Anyway, we all know that this is just the Republicans playing politics: Democrats for Child Molestation!

Vote-a-rama—the period before a bill's passage in which senators can offer up an unlimited number of amendments—serves two purposes. One is to eat up time. The two parties had 20 hours starting Wednesday to debate the amendments, and Republicans wanted to milk every last minute. The other purpose is to force the party in power to cast embarrassing votes. This health care reform bill already passed the House, so Senate Democrats were determined to vote down any amendment that would require another House vote. (It turns out that, for boring parliamentary reasons, the House has to vote again, anyway.) Republicans therefore wanted to make the "poison pill" amendments as hard to vote against as possible.

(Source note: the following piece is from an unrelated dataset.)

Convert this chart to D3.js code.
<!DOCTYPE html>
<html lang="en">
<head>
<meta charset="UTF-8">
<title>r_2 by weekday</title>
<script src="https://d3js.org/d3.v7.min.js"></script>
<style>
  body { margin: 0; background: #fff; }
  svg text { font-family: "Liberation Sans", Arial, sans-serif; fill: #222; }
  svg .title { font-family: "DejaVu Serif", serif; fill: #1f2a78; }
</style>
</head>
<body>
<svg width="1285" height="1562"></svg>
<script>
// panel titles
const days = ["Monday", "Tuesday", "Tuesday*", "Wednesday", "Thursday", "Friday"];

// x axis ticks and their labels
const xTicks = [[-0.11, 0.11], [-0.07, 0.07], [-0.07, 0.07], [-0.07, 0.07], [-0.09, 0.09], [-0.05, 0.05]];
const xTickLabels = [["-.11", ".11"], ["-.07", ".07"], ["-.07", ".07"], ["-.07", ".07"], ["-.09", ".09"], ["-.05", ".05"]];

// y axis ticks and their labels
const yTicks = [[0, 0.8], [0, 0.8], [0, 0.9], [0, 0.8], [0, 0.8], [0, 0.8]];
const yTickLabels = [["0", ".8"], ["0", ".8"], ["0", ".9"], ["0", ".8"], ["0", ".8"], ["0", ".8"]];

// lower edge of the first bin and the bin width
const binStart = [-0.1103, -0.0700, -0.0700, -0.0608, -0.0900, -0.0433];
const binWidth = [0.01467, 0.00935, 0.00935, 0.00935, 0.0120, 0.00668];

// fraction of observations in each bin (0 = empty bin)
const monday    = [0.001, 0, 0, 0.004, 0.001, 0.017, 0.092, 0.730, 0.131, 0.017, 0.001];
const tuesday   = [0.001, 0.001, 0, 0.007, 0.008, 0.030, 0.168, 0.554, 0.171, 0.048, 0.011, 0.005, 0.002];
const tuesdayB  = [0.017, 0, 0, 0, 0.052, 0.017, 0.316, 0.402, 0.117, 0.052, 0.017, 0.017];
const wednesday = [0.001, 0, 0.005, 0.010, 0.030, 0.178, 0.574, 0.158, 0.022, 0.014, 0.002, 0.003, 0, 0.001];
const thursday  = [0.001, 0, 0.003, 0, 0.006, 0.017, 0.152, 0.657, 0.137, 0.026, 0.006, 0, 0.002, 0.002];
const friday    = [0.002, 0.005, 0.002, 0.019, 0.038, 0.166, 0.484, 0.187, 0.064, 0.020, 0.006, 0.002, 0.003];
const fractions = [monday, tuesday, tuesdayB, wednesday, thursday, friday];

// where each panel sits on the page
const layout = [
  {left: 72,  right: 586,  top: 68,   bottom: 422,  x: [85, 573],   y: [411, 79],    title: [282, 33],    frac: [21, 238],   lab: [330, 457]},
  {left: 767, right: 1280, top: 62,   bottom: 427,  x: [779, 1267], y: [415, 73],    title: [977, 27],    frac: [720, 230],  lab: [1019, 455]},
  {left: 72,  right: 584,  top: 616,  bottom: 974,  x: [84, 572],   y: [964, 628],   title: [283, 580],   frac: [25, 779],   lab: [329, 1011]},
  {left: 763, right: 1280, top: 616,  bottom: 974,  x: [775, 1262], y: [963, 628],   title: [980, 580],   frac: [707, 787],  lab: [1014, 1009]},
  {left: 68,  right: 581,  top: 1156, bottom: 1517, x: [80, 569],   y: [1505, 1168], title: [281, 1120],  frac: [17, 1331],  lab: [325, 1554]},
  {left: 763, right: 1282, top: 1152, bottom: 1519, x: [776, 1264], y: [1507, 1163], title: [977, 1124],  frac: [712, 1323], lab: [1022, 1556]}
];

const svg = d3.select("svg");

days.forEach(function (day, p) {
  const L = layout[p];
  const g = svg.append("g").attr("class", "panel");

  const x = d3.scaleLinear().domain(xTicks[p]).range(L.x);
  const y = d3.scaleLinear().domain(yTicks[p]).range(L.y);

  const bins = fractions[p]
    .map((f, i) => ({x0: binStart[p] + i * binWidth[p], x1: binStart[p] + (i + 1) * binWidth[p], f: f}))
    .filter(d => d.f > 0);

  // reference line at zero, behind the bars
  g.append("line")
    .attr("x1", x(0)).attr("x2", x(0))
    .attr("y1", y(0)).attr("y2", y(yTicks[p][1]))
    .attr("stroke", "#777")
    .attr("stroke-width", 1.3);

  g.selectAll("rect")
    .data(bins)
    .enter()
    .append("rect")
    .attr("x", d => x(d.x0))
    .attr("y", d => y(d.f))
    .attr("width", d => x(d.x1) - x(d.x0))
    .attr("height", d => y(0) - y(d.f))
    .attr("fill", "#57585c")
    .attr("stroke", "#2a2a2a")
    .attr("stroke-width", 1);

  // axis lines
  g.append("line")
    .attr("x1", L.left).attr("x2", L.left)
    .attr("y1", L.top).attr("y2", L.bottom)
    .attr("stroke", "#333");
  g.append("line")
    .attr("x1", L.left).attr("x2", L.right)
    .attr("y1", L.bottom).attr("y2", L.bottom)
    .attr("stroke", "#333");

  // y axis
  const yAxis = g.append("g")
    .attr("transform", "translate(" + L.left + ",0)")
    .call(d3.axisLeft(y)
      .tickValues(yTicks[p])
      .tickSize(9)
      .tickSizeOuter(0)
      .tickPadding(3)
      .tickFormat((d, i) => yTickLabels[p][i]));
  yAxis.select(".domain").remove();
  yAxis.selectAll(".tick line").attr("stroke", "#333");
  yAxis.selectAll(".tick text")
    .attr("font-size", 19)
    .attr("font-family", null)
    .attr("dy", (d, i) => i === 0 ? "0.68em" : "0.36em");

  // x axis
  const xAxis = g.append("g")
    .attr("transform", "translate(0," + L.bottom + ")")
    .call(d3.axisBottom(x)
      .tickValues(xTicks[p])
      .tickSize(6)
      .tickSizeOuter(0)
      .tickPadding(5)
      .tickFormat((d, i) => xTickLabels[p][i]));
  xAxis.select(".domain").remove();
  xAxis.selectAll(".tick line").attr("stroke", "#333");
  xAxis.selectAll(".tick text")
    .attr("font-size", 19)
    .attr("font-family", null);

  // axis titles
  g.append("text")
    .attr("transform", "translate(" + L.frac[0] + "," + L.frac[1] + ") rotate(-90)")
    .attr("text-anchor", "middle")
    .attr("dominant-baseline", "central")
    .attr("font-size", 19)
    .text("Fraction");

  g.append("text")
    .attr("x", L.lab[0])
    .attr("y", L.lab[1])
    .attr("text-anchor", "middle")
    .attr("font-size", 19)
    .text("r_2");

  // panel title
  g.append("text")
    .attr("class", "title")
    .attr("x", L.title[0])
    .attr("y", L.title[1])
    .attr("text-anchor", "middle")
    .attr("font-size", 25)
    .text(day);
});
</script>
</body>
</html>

If you can't beat them, the thinking goes, humiliate them.

Hence the series of Republican amendments that, on the one hand, encapsulated the GOP opposition—David Vitter of Louisiana proposed a full repeal, for instance—but, on the other hand, were more Democratic than the Democrats. Vitter also proposed increasing women's access to breast-cancer screenings. Democrats voted it down. Utah's Orrin Hatch offered an amendment that would "protect America's wounded warriors." The heartless Democrats voted against it. Other amendments simply forced the Democrats to take ridiculous stances. When Tom Coburn of Oklahoma proposed prohibiting coverage of Viagra for child molesters—an issue sure to pop up in future campaign ads—Democrats voted against it. Republicans did show some restraint, however, by declining to offer an amendment banning kitten executions.

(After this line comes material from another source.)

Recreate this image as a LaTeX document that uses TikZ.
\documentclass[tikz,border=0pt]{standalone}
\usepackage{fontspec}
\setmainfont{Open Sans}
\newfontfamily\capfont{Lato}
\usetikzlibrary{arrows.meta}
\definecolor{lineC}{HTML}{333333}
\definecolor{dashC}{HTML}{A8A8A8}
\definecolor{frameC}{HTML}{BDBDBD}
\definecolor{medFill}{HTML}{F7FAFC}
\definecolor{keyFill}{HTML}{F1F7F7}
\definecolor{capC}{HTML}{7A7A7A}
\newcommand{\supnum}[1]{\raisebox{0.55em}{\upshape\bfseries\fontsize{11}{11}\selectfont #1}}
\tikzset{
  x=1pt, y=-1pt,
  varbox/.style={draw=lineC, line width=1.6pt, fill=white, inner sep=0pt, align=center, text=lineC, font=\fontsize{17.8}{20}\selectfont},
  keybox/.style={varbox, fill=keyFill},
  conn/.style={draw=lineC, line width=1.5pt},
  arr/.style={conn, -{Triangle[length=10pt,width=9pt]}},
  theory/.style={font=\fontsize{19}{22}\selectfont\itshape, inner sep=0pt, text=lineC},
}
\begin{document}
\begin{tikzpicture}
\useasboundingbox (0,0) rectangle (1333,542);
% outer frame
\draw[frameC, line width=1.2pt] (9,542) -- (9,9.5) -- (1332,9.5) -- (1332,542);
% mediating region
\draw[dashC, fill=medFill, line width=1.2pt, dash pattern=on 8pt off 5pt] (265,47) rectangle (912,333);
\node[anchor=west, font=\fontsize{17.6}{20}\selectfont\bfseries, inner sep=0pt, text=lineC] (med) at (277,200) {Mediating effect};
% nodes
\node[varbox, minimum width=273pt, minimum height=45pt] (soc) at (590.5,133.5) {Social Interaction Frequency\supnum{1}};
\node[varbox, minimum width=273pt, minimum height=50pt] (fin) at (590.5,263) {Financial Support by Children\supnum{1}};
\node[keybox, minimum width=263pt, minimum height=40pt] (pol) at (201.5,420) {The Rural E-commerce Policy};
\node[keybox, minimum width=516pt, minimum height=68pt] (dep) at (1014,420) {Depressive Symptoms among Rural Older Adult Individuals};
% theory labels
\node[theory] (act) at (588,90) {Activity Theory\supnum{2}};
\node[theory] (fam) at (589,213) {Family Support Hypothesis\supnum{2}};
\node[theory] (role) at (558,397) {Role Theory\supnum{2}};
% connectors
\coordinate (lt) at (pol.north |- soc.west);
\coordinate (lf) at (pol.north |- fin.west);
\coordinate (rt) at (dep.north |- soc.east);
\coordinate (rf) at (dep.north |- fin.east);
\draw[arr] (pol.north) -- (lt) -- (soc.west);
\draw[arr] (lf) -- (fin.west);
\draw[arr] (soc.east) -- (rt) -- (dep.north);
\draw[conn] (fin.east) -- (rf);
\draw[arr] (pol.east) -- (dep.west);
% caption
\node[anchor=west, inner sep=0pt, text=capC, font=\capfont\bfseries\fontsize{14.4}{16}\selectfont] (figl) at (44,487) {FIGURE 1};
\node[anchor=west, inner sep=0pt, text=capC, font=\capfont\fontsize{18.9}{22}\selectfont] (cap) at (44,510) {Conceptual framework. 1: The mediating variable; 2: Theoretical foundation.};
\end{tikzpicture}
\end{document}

The question is: Do these amendments actually do any damage? For the most part, no. There's a long history of forcing opposing parties to take embarrassing votes in order to pass important legislation, and some of them occasionally make it into 30-second attack ads. But it's usually the main bill, rather than the gimmicky stuff around the edges, that is remembered. "This health care bill is like an aircraft carrier," says Randy Strahan, a political science professor at Emory University. "These kinds of amendments are not going to stop it." Plus, Democrats have given themselves procedural cover by voting to "table" the amendments, which is technically different from voting against them.
 
redrumloa said:
FluffyMcDeath said:
You know better than that, Red.

Politics aside, do you really think sex offender should get federally funded Viagra?

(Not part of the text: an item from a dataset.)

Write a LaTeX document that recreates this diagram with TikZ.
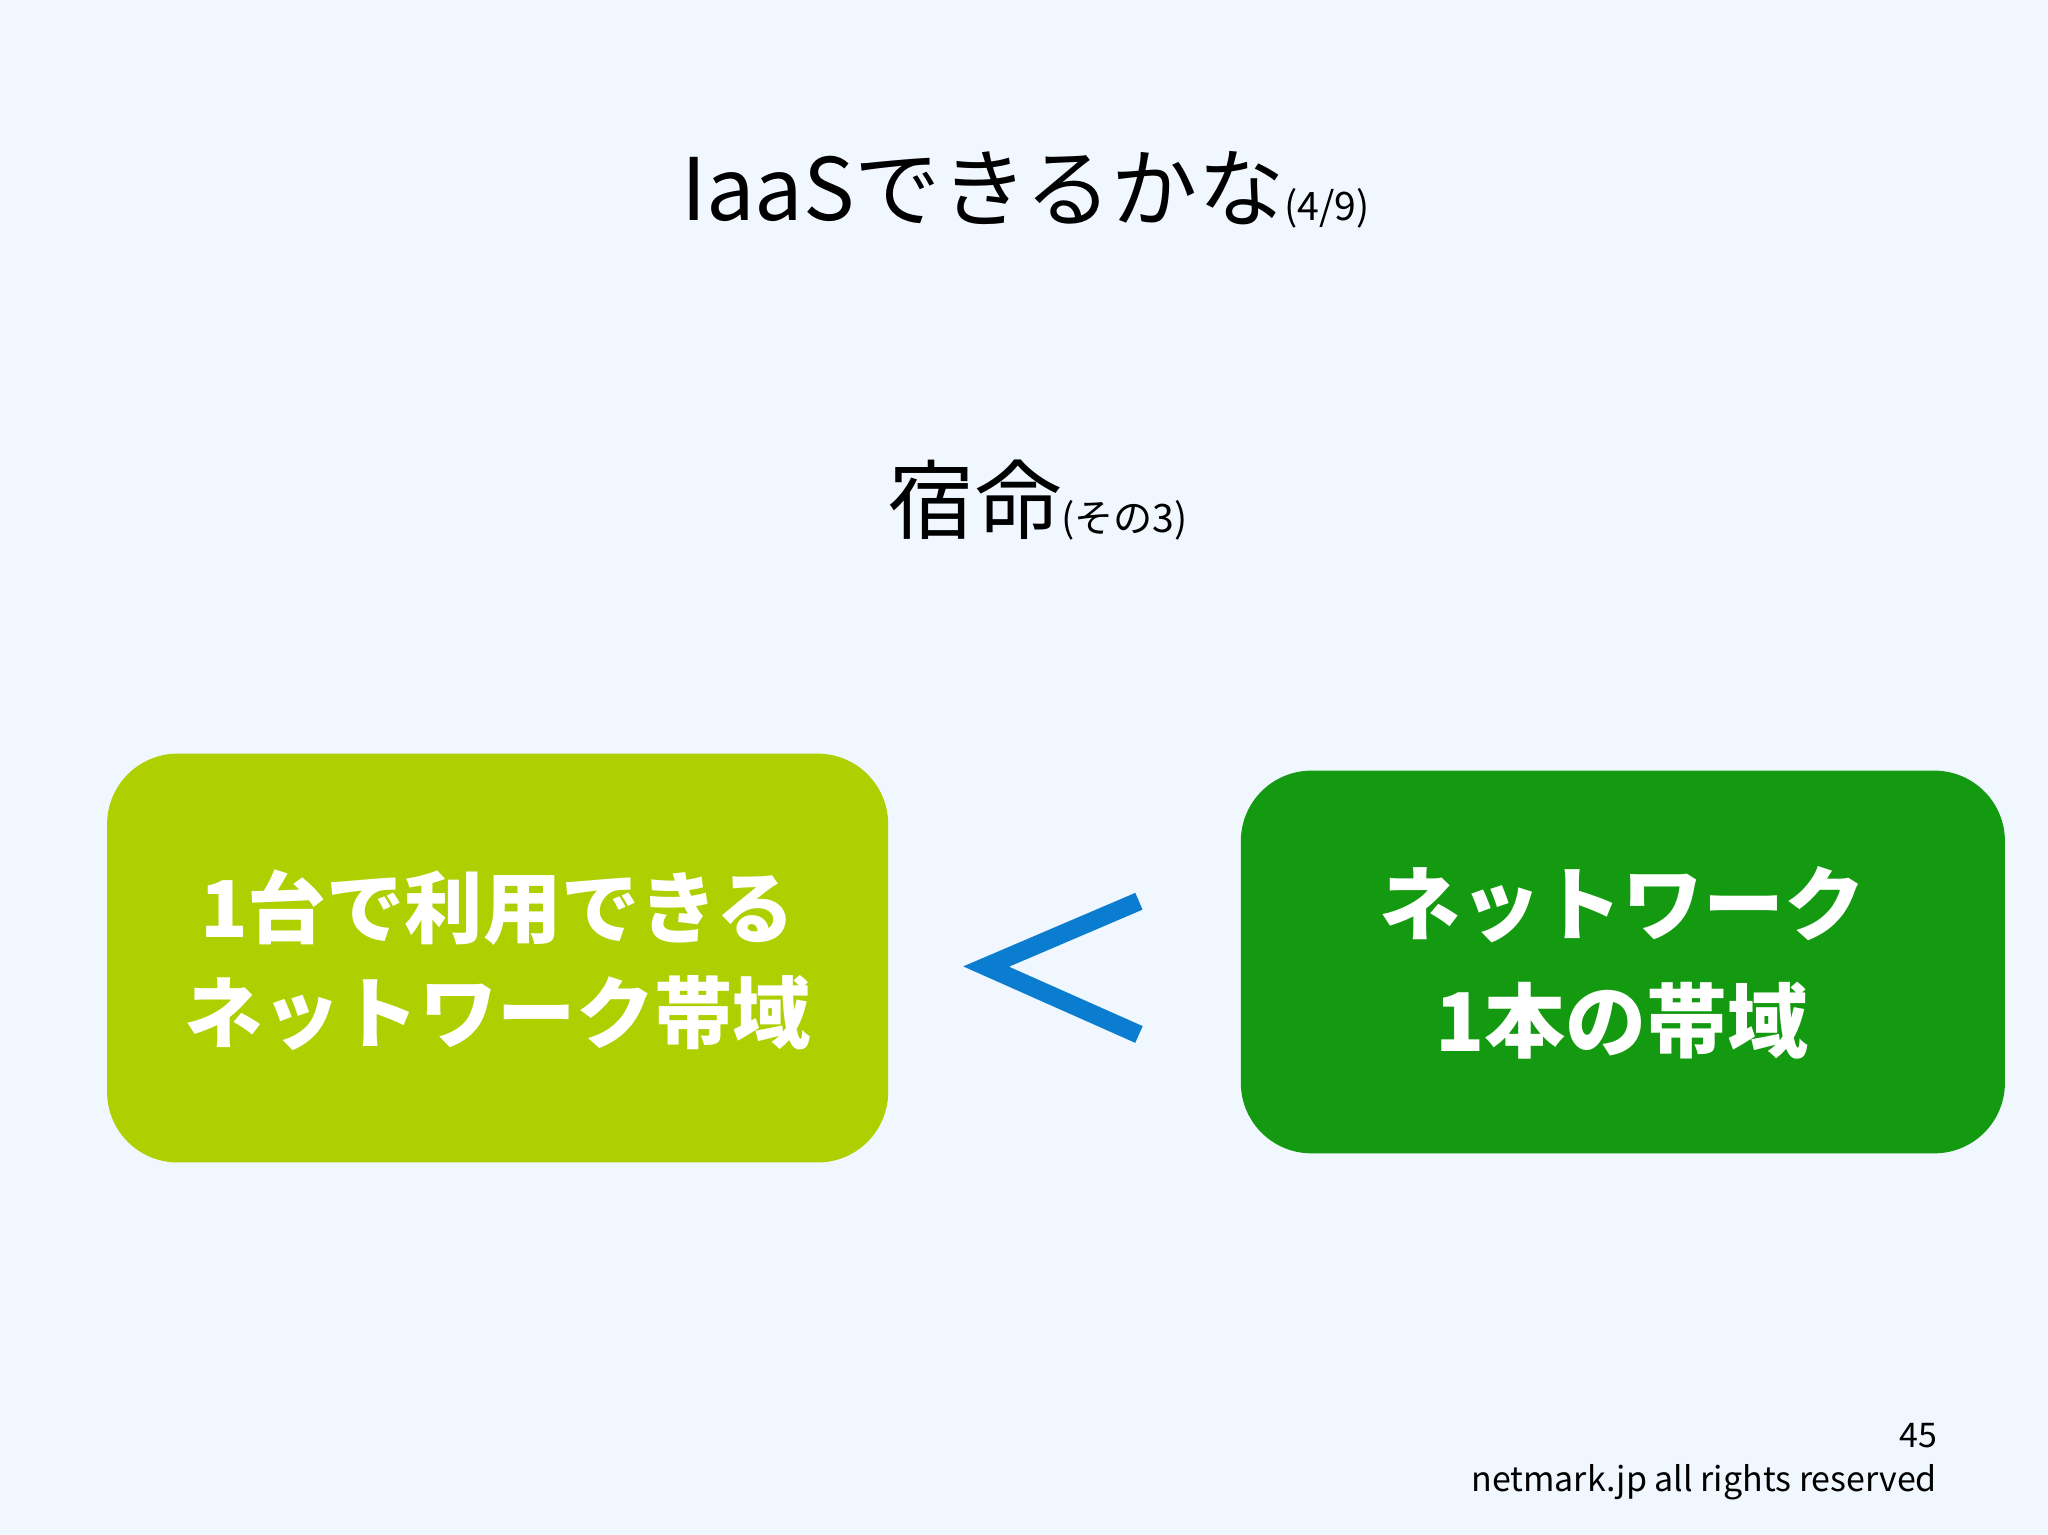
\documentclass[tikz,border=0pt]{standalone}
\usepackage{fontspec}
\setmainfont{Noto Sans CJK JP}
\definecolor{bg}{HTML}{F1F7FE}
\definecolor{lime}{HTML}{AECF00}
\definecolor{grn}{HTML}{149A10}
\definecolor{blu}{HTML}{0A7DD0}
\begin{document}
\begin{tikzpicture}[x=0.5pt,y=-0.5pt,
  box/.style={rounded corners=27pt,inner sep=0pt},
  boxtxt/.style={text=white,align=center,font=\fontsize{30}{40}\selectfont\bfseries}]
\fill[bg] (0,0) rectangle (1568,1175);
\useasboundingbox (0,0) rectangle (1568,1175);
\node (title) at (785,145) {\fontsize{33}{36}\selectfont IaaSできるかな{\fontsize{15}{16}\selectfont(4/9)}};
\node (sub) at (795,383) {\fontsize{33}{36}\selectfont 宿命{\fontsize{15}{16}\selectfont(その3)}};
\fill[lime,box] (82,577) rectangle (680,890);
\node (lbox) [boxtxt] at (381,735) {1台で利用できる\\ネットワーク帯域};
\fill[grn,box] (950,590) rectangle (1535,883);
\node (rbox) [boxtxt,font=\fontsize{31}{45}\selectfont\bfseries] at (1242,737) {ネットワーク\\1本の帯域};
\draw[blu,line width=7pt,line join=miter] (872,690)--(755,740)--(872,792);
\node (pg) [anchor=east] at (1490,1099) {\fontsize{13}{14}\selectfont 45};
\node (foot) [anchor=east] at (1490,1135) {\fontsize{13}{14}\selectfont netmark.jp all rights reserved};
\end{tikzpicture}
\end{document}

There is no "politics aside" in the question. If the bill specifically stated that sex offenders should be given viagra at government expense then the clause would rapidly be stricken because it is ridiculous. If they MAY because it is a foreseeable remote possibility that one sex offender MIGHT receive viagra at government expense at some point in the future (but probably not) then it is just a silly word game. By repeating it you are implying that you have fallen victim to some pretty petty emotional manipulation without considering.

It would be like arguing against the good Samaritan because when he stopped to help the injured man he had no idea if the man was a child rapist or not. Therefore we must help no-one because we may accidentally help someone who does not deserve it. It is petty, it is wrong and it is Republican.
 
5: It'll break the Space-Time continuum...
 
Added Verizon to my list in original post. Thanks for the extra $900 million cost to Verizon consumers President Obama (and Democrats). :roll:

Regards,
Ltstanfo
 
Minnesota is a state with quite a few medical device manufactures. The University of Minnesota was a government funded incubator for what eventually became some the major heart device makers in the world. Medtronic is one such company and is warning about employee layoffs. They blame the new tax on medical device makers.

Let's look at the #s.
Obama tax is 2.3%

Medtronic makes $3.5B / quarter with profits of $850M ... So changing 24% profit to 22% profit means layoffs?

That's a big stinking pile of BS. The answer is cut some more expenses by cutting employees and blame the government. Then laugh all the way to the bank.